The Life, The News

Wanted: A Deeper Dive Into The Success of Kate Spade

“I think it took people a while.  Even my family — my sister was working at Gucci and actually called me and said, ‘We’re all pitching in for Mom for Mother’s Day to get her a Gucci bag,’ and I thought, What?! Are you serious? because they really didn’t think it would be much….” – Kate Spade 

 

kate-spade (1)This past Wednesday, June 6, 2018, Kate Brosnahan Spade (legal name Kate Valentine) was found dead in her apartment in an apparent suicide.  In the 72 hours since, rumors of depression and an impending divorce swirled, stinted only somewhat with news of today’s celebrity suicide, Anthony Bourdain.

I am not a real fashionista, nor am I a brand name enthusiast.  Until Wednesday, I had no idea what Kate Spade looked like.  If you dumped a bunch of bags in a pile with their labels covered, I would not be able to extract the kate spade.  Yet, I am intrigued by her story — not the story of her suicide, but the story of her success.  I have been so since this past January, a few weeks after falling in love with podcasts.

While visiting a dear friend in D.C., I mentioned my growing fascination (read: obsession) with podcasts.  She recommended that I listen to NPR’s How I Built This With Guy RazI listened to the Kate Spade: Kate & Andy Spade episode second (after Ben & Jerry’s).

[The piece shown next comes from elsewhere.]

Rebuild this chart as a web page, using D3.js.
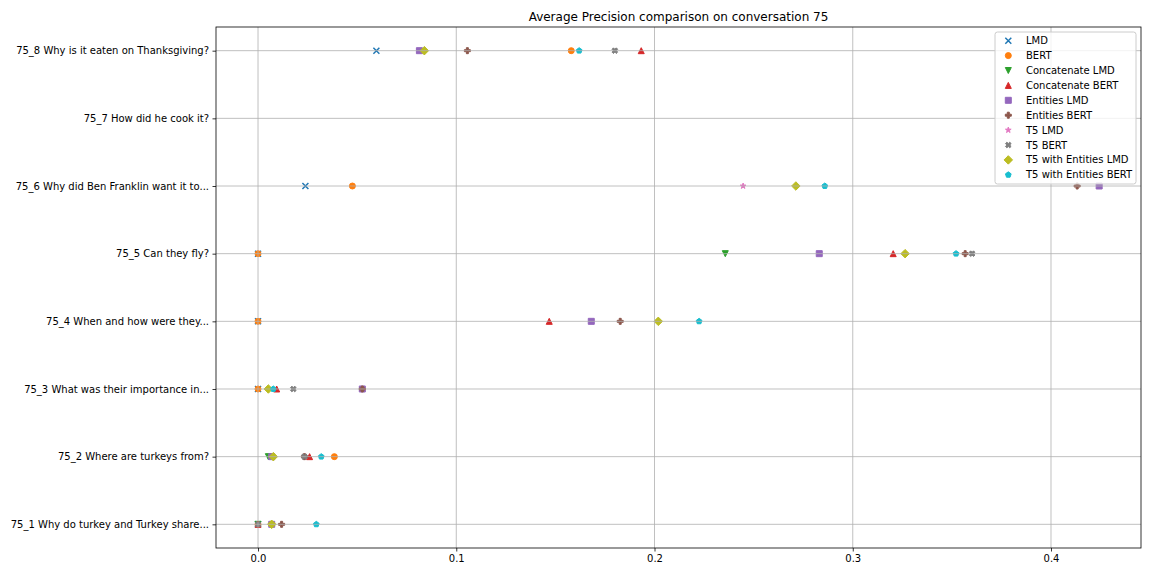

When I learned of her passing, I immediately remembered three things from her interview:

  1. Her making bags from burlap bags because they were cheap and with no design experience;
  2. Her mother saying it was bad luck to name her company with Andy’s last name, since they weren’t married at the time; and
  3. Her being asked, years later, whether she wanted to join the Kate Spade mailing list by a sales associate who didn’t recognize she was Kate Spade.

These make just the skeleton of her story as it gels together in my mind.  What I don’t need to mention is how her success skyrocketed to a billion-dollar company.  Even if you are like me (or worse) and don’t know a kate spade from a Coach or Birkin bag, you still know kate spade.

And that is fascinating to me.  Particularly, because, like many of the stories Raz features, Spade crafted literally crafted a 90s icon from paper and Scotch tape. In a 1999 profile of Spade for The New York Times, Elizabeth Bumiller describes Spades’s success as “an irrestible girl-who-might-have-joined-the-Junior-League-makes-good story.”

Spade was 31 when she founded the company in 1993 with co-owner Andy Spade.  She began with no design experience — it wasn’t a hobby, or even an interest until someone suggested it to her.  She taught herself how to make bags, first out of paper and Scotch tape.  Then started on cheap burlap material.  So it is understandable that her family didn’t really understand at first.

“It really was just, kind of, a little bit of a snowball effect,” said Spade in her interview with Raz.  It got a little bigger and a little bigger and a little bigger.  And, I think, at the point where the larger department stores were picking us up, I think then we realized, we got a business here.”

A Google search of “Kate Spade” now nets articles, think pieces, and blog posts on the circumstances of her suicide, her marital issues, her mental health, her depression (and even a creepy photo of Andy Spade leaving his home in this eerie mouse mask).  But few really dig deep to the roots of her success, to marvel at the history — how the tiny seed of her success germinated from a question over dinner at a Mexican restuarant. A success that still resonates with her name, over a decade after she walked away from the brand.

Although I am not a fashionista, and I don’t know a kate spade from a Birkin, I do love a sensible bag that is large enough to contain my life.  This may be another reason I appreciate Kate Spade’s story.  She had the vision of creating something practical and afforable for women like me and the wherewithal to create it even when success wasn’t instant.

This may best be articulated by Connie Wang for Refinery29“[T]he name Kate Spade… contained fashion’s greatest secret: that you could have taste without being snobby, that you could love fashion and not its frills, that you could be the kind of person who needs to keep their papers on their person, to bring your lunch with you, and to require the constant accessibility of a day-planner, but look goddamn chic doing it all.”

This part.  This is essence of Kate’s success.  And I want more.